Now the cows aren’t being killed, the question is what to do with them. They can’t stay at Kelmarna as they are too large for the space. “The plan at the moment is they’ll be sent to a sanctuary in Canterbury,” says Roche, referring to the Til the Cows Come Home farm sanctuary in Rangiora, a vegan organisation that rescues bobby calves otherwise destined for death.

“We’d prefer if they didn’t go to Canterbury because that’s a long trip on a truck, but we’re not sure if there are other options available – it’s still being worked out.”

Roche says with the benefit of hindsight, Kelmarna should have been more explicit about why the cows were there from the outset. “We’re a farm, we’re not a vegan organisation. Here at the farm, 98% of our energy goes into plants, but in our understanding of sustainable systems, you have diversity.”

Kelmarna Gardens (Photo: Supplied)

Miller Childs agrees. “One thing I think the gardens could have done a bit better is they could have had a sign that said ‘these are our cows, we’re raising them for food’ – to get people in that mindset in the beginning.

“Face up to it early on – we’re raising them for food, to be able to have ethically, sustainably raised meat as part of our overall focus of this organic garden.

“I want to encourage them not to give up, that this kind of backlash is natural,” she adds. “Whenever you’re doing something new and groundbreaking and changing the way people have thought about things, you’re always going to get backlash.”

Roche doesn’t rule out trying again, “but it’s been pretty bruising, so we won’t be rushing into it.
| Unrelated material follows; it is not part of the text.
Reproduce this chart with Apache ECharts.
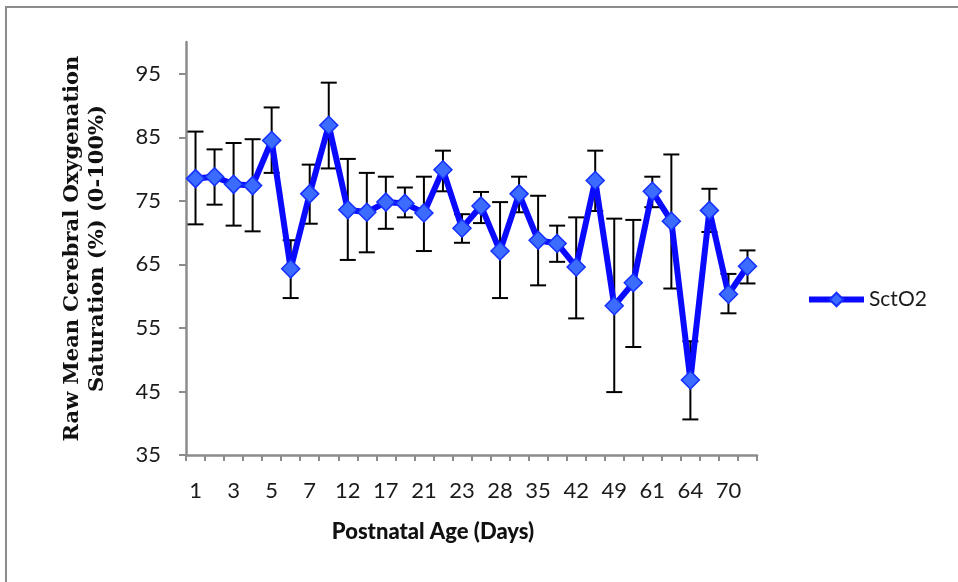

We’d have to go through some sort of planning and consultation process before we did meat again, so that’s a discussion to be had in the near future.”

He says one positive has come out of the saga: it’s got people talking about where their food comes from. “That’s what we’re here for, to have these conversations. Looking for the silver linings, the conversation about meat is happening more and we’re here to play a role in that conversation.”